Softly, softly Google picks up NZ 5G spectrum
Sidewalk Infrastructure Partners, a subsidiary of Google’s parent company Alphabet is buying a majority stake in Dense Air.
This will, in effect, put Google in control of the 5G spectrum Dense Air leases to Spark.
UK-based Dense Air owns 2.6GHz spectrum in New Zealand Last year it agreed a spectrum swap with Spark which allowed it to hold two adjacent 35MHz blocks. It has 40MHz of 3.5GHz spectrum.
The business operates as a wholesale carrier. It doesn’t compete with carriers but allows them to extend their coverage and reach.
Vodafone upgrades holiday mobile capacity, cans Sure Signal
Vodafone says it completed 42 mobile capacity upgrades during the year to cater for crowds at holiday hotspots. And the company says out will help festival visitors by rolling out its Cows (cellsites on wheels) at popular events.
Meanwhile Vodafone has started closing its Sure Signal Femtocell service which provided a boost to 3G services in areas with limited coverage.
The company says the technology is no longer supported by the telecoms equipment company that sold the hardware.
Sure Signal would route mobile phone calls over broadband connections equipped with the hardware.
There were 8000 Sure Signal users. Vodafone says Rural Connectivity Group sites and WiFi Calling can fill in the gaps, but there have been reports from rural areas of people who will now be left without coverage.
Freeview On Demand heads for the exit
Freeview says it will end its On Demand service late next year. The service was set up to let viewers watch shows from TVNZ, Discovery, Māori TV and RNZ. Earlier this year TVNZ left the service to offer its own on demand product.
When it closes viewers will be able to get the same material, but from each broadcasters respective service, not from a single central one-stop shop.
The move comes a week after Vodafone announced it would close Vodafone TV.
Apple, Google vice-like grip on mobiles
Andrea Coscelli, who heads the UK Competition and Markets Authority (roughly comparable with our Commerce Commission) says Apple and Google have a “vice-like grip” over people’s mobile phones.
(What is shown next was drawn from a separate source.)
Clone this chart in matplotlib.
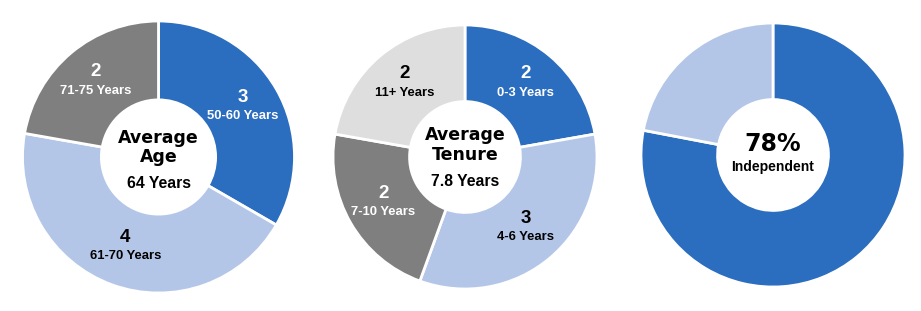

Coscelli says the duopoly should be investigated by the proposed new “big tech” regulator planned for the UK.
Apple’s iOS and Google’s Android operating system are installed on 99.45 per cent of all phones used in the UK. It’s unlikely the proportion would be much different in New Zealand.
“Once a consumer buys a phone they are essentially wedded to the ecosystem of one of the two companies – Apple’s App Store or Google’s Play Store and their respective web browsers Safari or Chrome.”
This gives the companies the power to control the content phone users can access.
Broadband equipment sales up 7 per cent year on year
Dell’Oro Group says broadband access equipment sales were up seven per cent year-on-year in the third quarter of 2021. There was growth in fibre and fixed wireless equipment as operators focus on expanding broadband connectivity.
In other news…
2degrees opens a 200sqm Newmarket flagship store, sorry, “retail concept”, at the Westfield mall. Elsewhere the telco launched a mass SMS marketing tool called Group Textwhich may test phone users’ patience in the coming weeks.
The New Zealand Herald reports Chorus is moving Auckland staff to Graham Street. It will in the same building as NZME and across the road from Spark.
Auckland-based Soul Machines signed a five-year deal with Microsoft which involves using the company’s Azure cloud service and joint development of new products.
Ingram Micro is to distribute the Moochies Phone Watch. It’s an Australian developed smartwatch for children that lets parents track them using GPS and make video calls.